**DATA SEGMENT:**

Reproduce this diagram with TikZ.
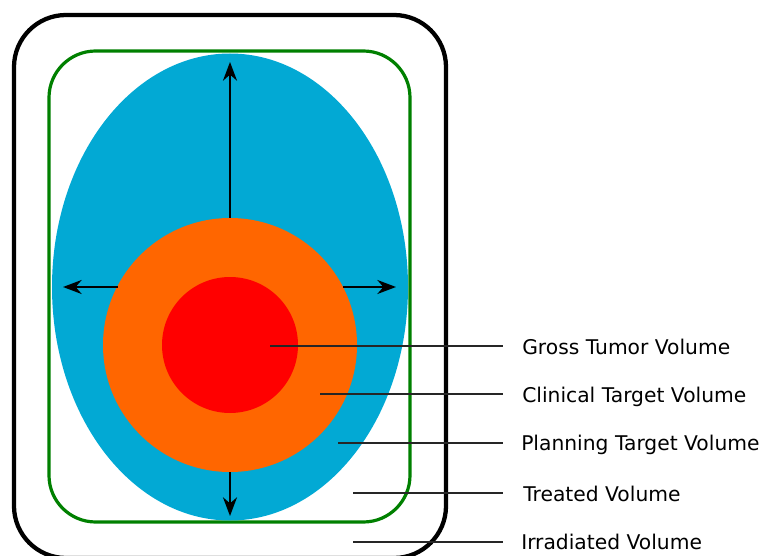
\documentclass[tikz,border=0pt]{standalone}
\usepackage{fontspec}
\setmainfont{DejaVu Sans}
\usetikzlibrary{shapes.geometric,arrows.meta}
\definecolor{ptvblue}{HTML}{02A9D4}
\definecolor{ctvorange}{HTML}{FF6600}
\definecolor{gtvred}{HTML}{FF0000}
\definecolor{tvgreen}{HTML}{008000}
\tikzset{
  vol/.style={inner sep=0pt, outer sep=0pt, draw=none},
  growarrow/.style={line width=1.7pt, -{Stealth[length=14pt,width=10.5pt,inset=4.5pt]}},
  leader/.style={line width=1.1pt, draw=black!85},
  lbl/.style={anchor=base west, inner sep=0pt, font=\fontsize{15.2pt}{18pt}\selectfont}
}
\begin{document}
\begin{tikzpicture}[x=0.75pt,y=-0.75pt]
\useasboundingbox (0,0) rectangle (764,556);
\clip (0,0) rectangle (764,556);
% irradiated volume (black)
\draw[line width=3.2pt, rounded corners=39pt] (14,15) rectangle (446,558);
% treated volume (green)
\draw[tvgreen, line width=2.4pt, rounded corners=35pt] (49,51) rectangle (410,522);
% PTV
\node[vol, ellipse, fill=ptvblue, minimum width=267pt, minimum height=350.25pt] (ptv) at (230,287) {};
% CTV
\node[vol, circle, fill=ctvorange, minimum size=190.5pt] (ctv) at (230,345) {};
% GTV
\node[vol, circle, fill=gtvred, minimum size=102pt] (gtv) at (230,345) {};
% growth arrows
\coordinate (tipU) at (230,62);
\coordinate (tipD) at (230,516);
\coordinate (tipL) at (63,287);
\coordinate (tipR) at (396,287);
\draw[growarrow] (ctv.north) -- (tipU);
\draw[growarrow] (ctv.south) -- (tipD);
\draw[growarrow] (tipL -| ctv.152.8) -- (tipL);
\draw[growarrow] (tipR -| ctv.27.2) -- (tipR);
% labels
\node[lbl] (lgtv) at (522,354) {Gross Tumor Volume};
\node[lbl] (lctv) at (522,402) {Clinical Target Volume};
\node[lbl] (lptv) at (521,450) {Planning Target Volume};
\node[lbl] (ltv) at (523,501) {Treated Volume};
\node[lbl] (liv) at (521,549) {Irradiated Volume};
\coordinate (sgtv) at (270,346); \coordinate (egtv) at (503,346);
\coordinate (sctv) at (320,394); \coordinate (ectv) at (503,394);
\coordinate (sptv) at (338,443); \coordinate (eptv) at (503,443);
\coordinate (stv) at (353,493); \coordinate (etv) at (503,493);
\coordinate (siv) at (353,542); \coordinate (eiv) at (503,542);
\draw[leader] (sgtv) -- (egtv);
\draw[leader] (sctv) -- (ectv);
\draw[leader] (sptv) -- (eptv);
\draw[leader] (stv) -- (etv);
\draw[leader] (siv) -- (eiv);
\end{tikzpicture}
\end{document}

**EXERCISE:**
Reproduce the material word for word, minus the images.

**SOLUTION:**
Reproduce this diagram with TikZ.
\documentclass[tikz,border=0pt]{standalone}
\usepackage{fontspec}
\setmainfont{DejaVu Sans}
\usetikzlibrary{shapes.geometric,arrows.meta}
\definecolor{ptvblue}{HTML}{02A9D4}
\definecolor{ctvorange}{HTML}{FF6600}
\definecolor{gtvred}{HTML}{FF0000}
\definecolor{tvgreen}{HTML}{008000}
\tikzset{
  vol/.style={inner sep=0pt, outer sep=0pt, draw=none},
  growarrow/.style={line width=1.7pt, -{Stealth[length=14pt,width=10.5pt,inset=4.5pt]}},
  leader/.style={line width=1.1pt, draw=black!85},
  lbl/.style={anchor=base west, inner sep=0pt, font=\fontsize{15.2pt}{18pt}\selectfont}
}
\begin{document}
\begin{tikzpicture}[x=0.75pt,y=-0.75pt]
\useasboundingbox (0,0) rectangle (764,556);
\clip (0,0) rectangle (764,556);
% irradiated volume (black)
\draw[line width=3.2pt, rounded corners=39pt] (14,15) rectangle (446,558);
% treated volume (green)
\draw[tvgreen, line width=2.4pt, rounded corners=35pt] (49,51) rectangle (410,522);
% PTV
\node[vol, ellipse, fill=ptvblue, minimum width=267pt, minimum height=350.25pt] (ptv) at (230,287) {};
% CTV
\node[vol, circle, fill=ctvorange, minimum size=190.5pt] (ctv) at (230,345) {};
% GTV
\node[vol, circle, fill=gtvred, minimum size=102pt] (gtv) at (230,345) {};
% growth arrows
\coordinate (tipU) at (230,62);
\coordinate (tipD) at (230,516);
\coordinate (tipL) at (63,287);
\coordinate (tipR) at (396,287);
\draw[growarrow] (ctv.north) -- (tipU);
\draw[growarrow] (ctv.south) -- (tipD);
\draw[growarrow] (tipL -| ctv.152.8) -- (tipL);
\draw[growarrow] (tipR -| ctv.27.2) -- (tipR);
% labels
\node[lbl] (lgtv) at (522,354) {Gross Tumor Volume};
\node[lbl] (lctv) at (522,402) {Clinical Target Volume};
\node[lbl] (lptv) at (521,450) {Planning Target Volume};
\node[lbl] (ltv) at (523,501) {Treated Volume};
\node[lbl] (liv) at (521,549) {Irradiated Volume};
\coordinate (sgtv) at (270,346); \coordinate (egtv) at (503,346);
\coordinate (sctv) at (320,394); \coordinate (ectv) at (503,394);
\coordinate (sptv) at (338,443); \coordinate (eptv) at (503,443);
\coordinate (stv) at (353,493); \coordinate (etv) at (503,493);
\coordinate (siv) at (353,542); \coordinate (eiv) at (503,542);
\draw[leader] (sgtv) -- (egtv);
\draw[leader] (sctv) -- (ectv);
\draw[leader] (sptv) -- (eptv);
\draw[leader] (stv) -- (etv);
\draw[leader] (siv) -- (eiv);
\end{tikzpicture}
\end{document}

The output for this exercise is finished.